In deze uitspraak van de Rechtbank Zeeland-West-Brabant, gedaan op 14 oktober 2024, wordt het beroep van de belanghebbende tegen de uitspraak op bezwaar van de heffingsambtenaar van de gemeente Oisterwijk beoordeeld. De heffingsambtenaar had de waarde van de woning, gelegen in Oisterwijk, vastgesteld op € 318.000 per 1 januari 2022, wat leidde tot een aanslag in de onroerendezaakbelastingen voor het jaar 2023. De belanghebbende, eigenaar van de woning, had bezwaar gemaakt tegen deze waardevaststelling, maar dit bezwaar werd door de heffingsambtenaar ongegrond verklaard.
De rechtbank heeft op 18 september 2024 de zaak behandeld, waarbij de belanghebbende werd bijgestaan door een vertegenwoordiger. De rechtbank heeft vastgesteld dat de waarde van de woning niet te hoog is vastgesteld, en dat de heffingsambtenaar voldoende rekening heeft gehouden met de verschillen tussen de woning en de referentiewoningen. De rechtbank concludeert dat de heffingsambtenaar de waarde op een juiste manier heeft bepaald, rekening houdend met de kwaliteit, onderhoudstoestand en voorzieningen van de woning.
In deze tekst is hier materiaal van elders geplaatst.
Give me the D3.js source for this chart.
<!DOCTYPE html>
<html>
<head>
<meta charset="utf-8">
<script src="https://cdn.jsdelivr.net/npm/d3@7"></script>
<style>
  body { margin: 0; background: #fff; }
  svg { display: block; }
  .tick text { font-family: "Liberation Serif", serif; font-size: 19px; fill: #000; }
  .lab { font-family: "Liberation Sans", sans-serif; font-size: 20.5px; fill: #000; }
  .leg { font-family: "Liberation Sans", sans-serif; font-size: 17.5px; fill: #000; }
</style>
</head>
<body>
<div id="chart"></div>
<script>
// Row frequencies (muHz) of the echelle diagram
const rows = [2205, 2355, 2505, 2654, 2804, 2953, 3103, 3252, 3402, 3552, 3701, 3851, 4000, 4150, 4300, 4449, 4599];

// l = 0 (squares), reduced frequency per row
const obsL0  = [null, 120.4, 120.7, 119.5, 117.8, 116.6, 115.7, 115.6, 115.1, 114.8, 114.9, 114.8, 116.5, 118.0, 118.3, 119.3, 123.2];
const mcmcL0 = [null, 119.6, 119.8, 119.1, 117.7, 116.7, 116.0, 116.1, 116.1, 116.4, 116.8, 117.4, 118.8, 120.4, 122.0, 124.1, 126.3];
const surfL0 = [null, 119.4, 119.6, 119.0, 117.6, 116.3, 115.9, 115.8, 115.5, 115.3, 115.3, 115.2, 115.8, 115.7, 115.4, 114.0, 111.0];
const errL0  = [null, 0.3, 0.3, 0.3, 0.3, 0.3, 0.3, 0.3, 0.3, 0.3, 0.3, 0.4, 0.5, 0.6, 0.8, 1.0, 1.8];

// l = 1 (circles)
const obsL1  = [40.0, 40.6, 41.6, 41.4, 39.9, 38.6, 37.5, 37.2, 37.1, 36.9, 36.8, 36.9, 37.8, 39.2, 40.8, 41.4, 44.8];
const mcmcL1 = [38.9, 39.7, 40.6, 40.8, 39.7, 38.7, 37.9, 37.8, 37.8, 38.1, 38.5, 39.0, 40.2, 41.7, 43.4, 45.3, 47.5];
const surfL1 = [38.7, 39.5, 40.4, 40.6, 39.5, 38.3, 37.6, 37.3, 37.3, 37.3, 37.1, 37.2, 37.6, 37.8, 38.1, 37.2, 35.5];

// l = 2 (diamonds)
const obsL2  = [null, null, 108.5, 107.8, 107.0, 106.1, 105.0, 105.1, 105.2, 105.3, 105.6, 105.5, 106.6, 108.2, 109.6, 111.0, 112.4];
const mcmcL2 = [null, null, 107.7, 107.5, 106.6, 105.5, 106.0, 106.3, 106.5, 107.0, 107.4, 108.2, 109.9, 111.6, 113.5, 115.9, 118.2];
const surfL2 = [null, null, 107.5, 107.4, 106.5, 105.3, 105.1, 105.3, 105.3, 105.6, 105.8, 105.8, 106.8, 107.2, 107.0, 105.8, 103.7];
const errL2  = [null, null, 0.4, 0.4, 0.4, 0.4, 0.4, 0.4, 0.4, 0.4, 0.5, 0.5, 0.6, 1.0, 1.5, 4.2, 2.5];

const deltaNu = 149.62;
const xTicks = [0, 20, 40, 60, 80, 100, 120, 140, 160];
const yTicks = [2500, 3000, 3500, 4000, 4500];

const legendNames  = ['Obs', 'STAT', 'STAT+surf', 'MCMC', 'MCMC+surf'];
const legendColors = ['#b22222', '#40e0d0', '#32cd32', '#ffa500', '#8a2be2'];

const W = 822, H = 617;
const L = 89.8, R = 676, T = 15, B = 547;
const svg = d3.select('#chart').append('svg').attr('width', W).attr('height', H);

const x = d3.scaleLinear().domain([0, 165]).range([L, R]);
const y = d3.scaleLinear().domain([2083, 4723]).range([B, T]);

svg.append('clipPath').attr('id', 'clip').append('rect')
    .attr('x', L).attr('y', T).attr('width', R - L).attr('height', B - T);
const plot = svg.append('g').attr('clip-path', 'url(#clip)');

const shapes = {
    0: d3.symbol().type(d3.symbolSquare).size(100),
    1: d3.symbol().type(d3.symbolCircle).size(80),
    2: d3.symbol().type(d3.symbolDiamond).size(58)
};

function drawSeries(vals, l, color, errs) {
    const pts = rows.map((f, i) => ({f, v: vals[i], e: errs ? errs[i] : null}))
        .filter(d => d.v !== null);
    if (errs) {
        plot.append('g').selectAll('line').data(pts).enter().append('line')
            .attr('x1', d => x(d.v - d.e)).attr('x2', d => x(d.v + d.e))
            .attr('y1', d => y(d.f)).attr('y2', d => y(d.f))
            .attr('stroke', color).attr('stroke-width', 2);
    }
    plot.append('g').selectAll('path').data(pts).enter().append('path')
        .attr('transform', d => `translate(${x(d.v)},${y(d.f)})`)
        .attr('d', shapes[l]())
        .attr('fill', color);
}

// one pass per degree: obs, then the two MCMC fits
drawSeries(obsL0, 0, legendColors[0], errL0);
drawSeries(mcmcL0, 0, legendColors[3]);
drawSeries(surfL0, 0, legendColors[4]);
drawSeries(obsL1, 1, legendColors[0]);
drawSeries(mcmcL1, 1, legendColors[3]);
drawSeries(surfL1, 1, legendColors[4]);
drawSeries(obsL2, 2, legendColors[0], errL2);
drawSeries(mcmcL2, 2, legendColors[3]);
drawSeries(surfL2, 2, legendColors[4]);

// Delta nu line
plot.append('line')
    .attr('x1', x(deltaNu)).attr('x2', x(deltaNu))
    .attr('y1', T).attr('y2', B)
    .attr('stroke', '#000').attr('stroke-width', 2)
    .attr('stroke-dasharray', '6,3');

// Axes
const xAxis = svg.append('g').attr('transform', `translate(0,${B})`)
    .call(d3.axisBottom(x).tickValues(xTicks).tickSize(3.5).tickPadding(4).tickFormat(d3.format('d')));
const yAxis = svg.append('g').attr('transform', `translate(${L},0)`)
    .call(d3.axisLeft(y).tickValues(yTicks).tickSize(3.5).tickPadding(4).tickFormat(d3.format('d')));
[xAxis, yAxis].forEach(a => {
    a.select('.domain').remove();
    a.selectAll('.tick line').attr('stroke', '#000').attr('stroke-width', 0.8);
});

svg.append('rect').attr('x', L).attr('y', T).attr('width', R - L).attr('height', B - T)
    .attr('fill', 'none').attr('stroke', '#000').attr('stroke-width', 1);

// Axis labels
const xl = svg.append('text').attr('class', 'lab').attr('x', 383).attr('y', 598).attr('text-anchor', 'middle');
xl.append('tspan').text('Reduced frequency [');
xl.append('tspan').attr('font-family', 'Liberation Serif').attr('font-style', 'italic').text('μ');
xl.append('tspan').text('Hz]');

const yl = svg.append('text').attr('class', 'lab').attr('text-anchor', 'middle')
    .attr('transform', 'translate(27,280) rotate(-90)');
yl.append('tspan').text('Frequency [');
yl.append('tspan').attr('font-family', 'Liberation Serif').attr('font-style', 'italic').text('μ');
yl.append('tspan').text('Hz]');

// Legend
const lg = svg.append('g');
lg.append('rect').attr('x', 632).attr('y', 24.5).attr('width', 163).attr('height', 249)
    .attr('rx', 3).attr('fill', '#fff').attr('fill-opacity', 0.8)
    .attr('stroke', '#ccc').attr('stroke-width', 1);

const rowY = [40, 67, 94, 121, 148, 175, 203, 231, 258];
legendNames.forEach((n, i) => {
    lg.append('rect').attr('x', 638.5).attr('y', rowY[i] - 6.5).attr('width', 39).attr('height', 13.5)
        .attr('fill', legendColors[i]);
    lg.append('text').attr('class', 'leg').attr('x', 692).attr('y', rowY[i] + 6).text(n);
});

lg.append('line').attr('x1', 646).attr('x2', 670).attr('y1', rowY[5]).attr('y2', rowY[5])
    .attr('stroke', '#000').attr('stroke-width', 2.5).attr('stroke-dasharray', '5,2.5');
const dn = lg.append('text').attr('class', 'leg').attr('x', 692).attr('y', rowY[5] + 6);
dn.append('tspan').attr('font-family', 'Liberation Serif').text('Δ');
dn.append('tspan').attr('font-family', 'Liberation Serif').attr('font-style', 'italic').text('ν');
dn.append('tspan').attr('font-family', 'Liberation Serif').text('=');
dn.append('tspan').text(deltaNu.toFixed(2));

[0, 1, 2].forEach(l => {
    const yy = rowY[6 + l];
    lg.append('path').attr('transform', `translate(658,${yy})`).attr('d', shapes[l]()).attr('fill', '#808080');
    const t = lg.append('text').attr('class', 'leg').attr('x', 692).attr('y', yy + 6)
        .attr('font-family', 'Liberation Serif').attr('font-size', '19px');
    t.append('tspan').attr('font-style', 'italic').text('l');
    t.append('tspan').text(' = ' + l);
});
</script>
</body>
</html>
Daarnaast heeft de rechtbank geoordeeld dat het kettingbeding, dat het gebruik van de woning als winkel of bedrijf verbiedt, geen invloed heeft op de waarde van de woning. De rechtbank verklaart het beroep van de belanghebbende ongegrond, waardoor de WOZ-waarde van de woning gehandhaafd blijft. Deze uitspraak is openbaar gemaakt en partijen zijn geïnformeerd over de mogelijkheid tot hoger beroep.